Hal ini yang mendorong saya beberapa tahun terakhir ini secara khusus mempelajari aksara dan bahasa dari empat wilayah di dunia yang membentuk dasar peradaban besar dunia, yaitu: India, Cina, Yunani dan Semitik.
Hasilnya, saya menemukan fakta bahwa orang-orang zaman dahulu mengembangkan bentuk ungkapan idiom (perandaian) bukan saja sebagai komsumsi estetika, tapi tujuan utama sebenarnya adalah merekam pesan tertentu.
Bentuk idiom itu lalu mereka rangkum (padatkan) lagi dalam bentuk aksara dan simbol. sehingga butuh pemahaman dan wawasan luas tentang “sejarah aksara” dan “bahasa utama” untuk memecahkan pesan tersebut.
Bisa dikatakan “angka dan aksara tertentu” merupakan medium penyimpanan mereka sekaligus merupakan kunci dari setiap teka-teki yang dimunculkan.

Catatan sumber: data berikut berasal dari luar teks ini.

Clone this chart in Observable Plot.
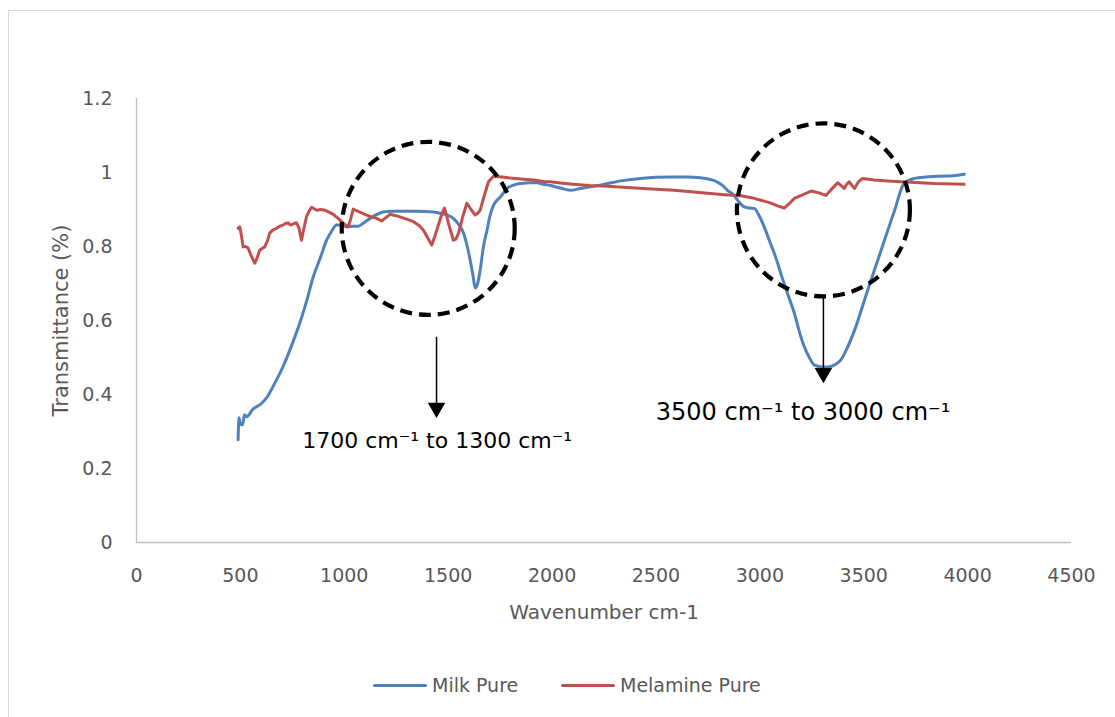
<!DOCTYPE html>
<html>
<head>
<meta charset="utf-8">
<script src="https://cdn.jsdelivr.net/npm/d3@7"></script>
<script src="https://cdn.jsdelivr.net/npm/@observablehq/plot@0.6"></script>
<style>
  html, body { margin: 0; padding: 0; background: #fff; }
  #wrap { position: relative; width: 1115px; height: 717px; overflow: hidden; font-family: "DejaVu Sans", sans-serif; }
  #frame { position: absolute; left: 8px; top: 10px; width: 1200px; height: 800px; border: 1px solid #d9d9d9; }
  #chart { position: absolute; left: 0; top: 0; }
  #legend { position: absolute; top: 672px; left: 0; width: 1115px; height: 26px; font-size: 19px; color: #595959; }
  .lg { position: absolute; top: 0; display: flex; align-items: center; height: 26px; }
  .sw { width: 54px; height: 3px; border-radius: 2px; margin-right: 5px; }
</style>
</head>
<body>
<div id="wrap">
  <div id="frame"></div>
  <div id="chart"></div>
  <div id="legend">
    <div class="lg" style="left:373px"><div class="sw" style="background:#4F81BD"></div><span>Milk Pure</span></div>
    <div class="lg" style="left:561px"><div class="sw" style="background:#C0504D"></div><span>Melamine Pure</span></div>
  </div>
</div>
<script>
// ---- data ----
const seriesNames = ["Milk Pure", "Melamine Pure"];
const seriesColors = ["#4F81BD", "#C0504D"];

const milkWave = [489,493,500,510,520,530,560,600,625,665,705,745,786,820,850,885,915,940,963,990,1011,1040,1067,1091,1124,1155,1188,1230,1268,1350,1429,1461,1495,1525,1550,1574,1592,1606,1620,1630,1642,1654,1670,1687,1700,1718,1735,1751,1783,1815,1847,1900,1928,1960,1992,2040,2088,2130,2169,2220,2265,2340,2426,2500,2587,2650,2715,2770,2796,2820,2844,2876,2900,2925,2950,2973,2995,3021,3050,3080,3105,3135,3166,3190,3214,3240,3261,3290,3327,3360,3391,3420,3456,3495,3535,3575,3616,3650,3688,3715,3744,3800,3873,3930,3984];
const milkT = [0.278,0.337,0.32,0.318,0.345,0.34,0.36,0.375,0.39,0.43,0.475,0.53,0.593,0.655,0.717,0.77,0.817,0.842,0.858,0.858,0.853,0.855,0.855,0.863,0.876,0.886,0.893,0.895,0.895,0.895,0.893,0.89,0.885,0.876,0.86,0.836,0.8,0.763,0.72,0.688,0.7,0.736,0.8,0.844,0.88,0.911,0.925,0.934,0.957,0.966,0.97,0.972,0.972,0.968,0.965,0.958,0.952,0.956,0.96,0.965,0.97,0.978,0.984,0.987,0.988,0.988,0.986,0.98,0.974,0.965,0.952,0.938,0.92,0.907,0.904,0.903,0.885,0.853,0.81,0.765,0.72,0.67,0.62,0.57,0.529,0.498,0.48,0.475,0.474,0.48,0.494,0.525,0.574,0.64,0.709,0.775,0.844,0.9,0.965,0.978,0.984,0.988,0.99,0.991,0.995];

const melWave = [489,497,505,513,525,537,552,569,581,593,605,617,630,641,657,674,690,705,717,729,737,746,758,770,782,794,806,818,830,843,855,867,887,907,927,947,970,995,1019,1031,1043,1075,1108,1130,1156,1180,1200,1220,1244,1268,1300,1333,1360,1381,1400,1421,1437,1453,1468,1482,1492,1501,1513,1525,1537,1550,1570,1590,1610,1630,1642,1654,1675,1694,1718,1760,1800,1863,1911,1960,1992,2050,2103,2180,2265,2400,2500,2587,2670,2748,2830,2909,2960,3005,3050,3085,3117,3140,3166,3200,3248,3285,3318,3345,3375,3390,3406,3418,3430,3443,3456,3475,3495,3550,3616,3700,3841,3984];
const melT = [0.849,0.853,0.83,0.799,0.8,0.796,0.775,0.755,0.77,0.79,0.795,0.799,0.815,0.836,0.845,0.849,0.855,0.858,0.862,0.864,0.86,0.858,0.862,0.864,0.85,0.817,0.85,0.88,0.895,0.906,0.902,0.898,0.9,0.898,0.893,0.887,0.876,0.863,0.853,0.875,0.901,0.893,0.885,0.88,0.876,0.869,0.878,0.887,0.884,0.88,0.874,0.867,0.857,0.844,0.825,0.804,0.83,0.858,0.885,0.904,0.885,0.863,0.84,0.817,0.82,0.836,0.88,0.917,0.9,0.885,0.89,0.898,0.94,0.975,0.99,0.988,0.985,0.982,0.98,0.976,0.975,0.971,0.968,0.965,0.963,0.958,0.955,0.952,0.948,0.944,0.94,0.937,0.932,0.925,0.918,0.91,0.904,0.915,0.93,0.938,0.95,0.945,0.938,0.955,0.972,0.965,0.957,0.968,0.975,0.965,0.957,0.975,0.984,0.98,0.977,0.974,0.97,0.968];

const xTicks = [0,500,1000,1500,2000,2500,3000,3500,4000,4500];
const yTicks = [0,0.2,0.4,0.6,0.8,1,1.2];
const xTitle = "Wavenumber cm-1";
const yTitle = "Transmittance (%)";

// annotations (data coordinates)
const circleWave = [1404, 3306];
const circleT = [0.849, 0.899];
const arrowWave = [1444, 3306];
const arrowTop = [0.556, 0.663];
const arrowEnd = [0.375, 0.461];
const arrowHead = [0.364, 0.458];
const noteWave = [1447, 3208];
const noteT = [0.275, 0.353];
const noteText = ["1700 cm\u207B\u00B9 to 1300 cm\u207B\u00B9", "3500 cm\u207B\u00B9 to 3000 cm\u207B\u00B9"];

// ---- tables built from the arrays ----
const milk = milkWave.map((w, i) => ({w, t: milkT[i], s: seriesNames[0]}));
const mel = melWave.map((w, i) => ({w, t: melT[i], s: seriesNames[1]}));
const circles = circleWave.map((w, i) => ({w, t: circleT[i]}));
const arrows = arrowWave.map((w, i) => ({w, t1: arrowTop[i], t2: arrowEnd[i], th: arrowHead[i]}));

const chart = Plot.plot({
  width: 1115,
  height: 650,
  marginLeft: 136,
  marginRight: 44,
  marginTop: 98,
  marginBottom: 108,
  style: {fontFamily: "DejaVu Sans", fontSize: "19px", color: "#595959", background: "transparent", overflow: "visible"},
  x: {domain: [0, 4500], ticks: xTicks, tickSize: 0, tickPadding: 26, tickFormat: d => String(d), label: null},
  y: {domain: [0, 1.2], ticks: yTicks, tickSize: 0, tickPadding: 24, tickFormat: d => String(+d.toFixed(1)), label: null},
  marks: [
    Plot.ruleY([0], {stroke: "#bfbfbf", strokeWidth: 1.3}),
    Plot.ruleX([0], {stroke: "#bfbfbf", strokeWidth: 1.3}),
    Plot.line(milk, {x: "w", y: "t", stroke: seriesColors[0], strokeWidth: 3, strokeLinejoin: "round", strokeLinecap: "round", curve: "monotone-x"}),
    Plot.line(mel, {x: "w", y: "t", stroke: seriesColors[1], strokeWidth: 3, strokeLinejoin: "round", strokeLinecap: "round"}),
    Plot.dot(circles, {x: "w", y: "t", r: 86.5, fill: "none", stroke: "black", strokeWidth: 4.2, strokeDasharray: "12,7"}),
    Plot.link(arrows, {x1: "w", x2: "w", y1: "t1", y2: "t2", stroke: "black", strokeWidth: 1.5}),
    Plot.dot(arrows, {x: "w", y: "th", symbol: "triangle", rotate: 180, r: 6.5, fill: "black", stroke: "none"}),
    Plot.text([noteText[0]], {x: [noteWave[0]], y: [noteT[0]], text: d => d, fontSize: 22, fill: "black"}),
    Plot.text([noteText[1]], {x: [noteWave[1]], y: [noteT[1]], text: d => d, fontSize: 24, fill: "black"}),
    Plot.text([yTitle], {frameAnchor: "left", textAnchor: "middle", rotate: -90, dx: -75, fontSize: 21, fill: "#595959"}),
    Plot.text([xTitle], {frameAnchor: "bottom", textAnchor: "middle", dy: 76, fontSize: 20, fill: "#595959"})
  ]
});
document.getElementById("chart").appendChild(chart);
</script>
</body>
</html>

Oleh Roderick Bucknell dan Martin Stuart-Fox, metode ini dipopulerkan dengan sebutan “The Twilight Language” (bahasa senja) dari bentuk aslinya “Samdhya-bhasa” atau “sandha-bhasa“.
Seperti yang dinyatakan Bucknell dan Stuart-Fox “Dalam tradisi Vajrayana, yang sekarang sebagian besar dipertahankan dalam sekte Tibet, telah lama diakui bahwa ajaran-ajaran penting tertentu diungkapkan dalam bentuk bahasa simbolik rahasia yang dikenal sebagai Samdhya-bhasa…” [Bucknell, Stuart-Fox (1986), p.vii ]
Sebagai bagian dari tradisi inisiasi esoterik, teks-teks yang berisi ajaran penting tertentu, tidak boleh digunakan oleh mereka yang tidak memiliki panduan yang berpengalaman. Dikatakan jika teks-teks tersebut tidak dapat dipahami tanpa komentar lisan khusus dari para guru Vajrayana yang berwenang. [Simmer-Brown (2002), p.169]
Saya cukup yakin jika metode semacam ini bukan hanya ada pada Vajrayana (tradisi buddha), tapi jauh sebelum munculnya ajaran Buddha, metode ini telah digunakan. Dapat dikatakan mereka yang mewarisi dan melestarikannya.
Pernyataan saya ini setidaknya dapat dilihat kebenarannya tersaji pada Hermeneutika Talmud yang memiliki aturan dan metode dalam penyelidikan dan penentuan yang tepat untuk makna ayat suci dalam Alkitab Ibrani.
Aturan-aturan itu antara lain:
- interpretasi huruf-huruf dalam sebuah kata sesuai dengan nilai numeriknya.
- penafsiran suatu kata dengan membaginya menjadi dua kata atau lebih.
- interpretasi sebuah kata menurut bentuk konsonannya atau menurut vokalisasinya.
- interpretasi sebuah kata dengan mengubah huruf-hurufnya atau dengan mengubah vokalnya.
Dua poin terakhir adalah aturan/ metode yang paling sering saya gunakan, terutama untuk mencermati adanya kemungkinan aspek morfologi yang disebabkan perubahan fonetis.
Dalam tradisi tasawwuf Islam diyakini bahwa “ilmu huruf” ini adalah salah satu dari empat ilmu yang mutlak dimiliki Khatamul Auliyah.
***
Demikianlah, tiga seri artikel mengenai kisah kehidupan Ratu Sima.
Yang pembahasannya dimulai dari sosok dirinya sebagai orang yang telah dinubuatkan Sang Buddha, yang akan hadir menjadi penguasa dunia (Chakravartin).
Berlanjut ke pembahasan babak masa kecil dirinya yang penuh penderitaan.
Hingga akhirnya, takdir menuntunnya bertemu Patianjala Pangeran ksatria bangsa laut Bajou yang kemudian menjadi suaminya.
Dari titik ini, kecemerlangan hidupnya tidak lagi terbendung. Terutama ketika dia diboyong Patianjala ke negeri asal para dewa, Luwu, yang di sana ia kemudian diangkat sebagai ratu, dan menjadi cikal bakal berdirinya dinasti Sailendra.
Jika materi dalam ketiga artikel ini dirangkum, menjadi novel atau film, mungkin judul tepatnya adalah “THE RISE OF SIMA”.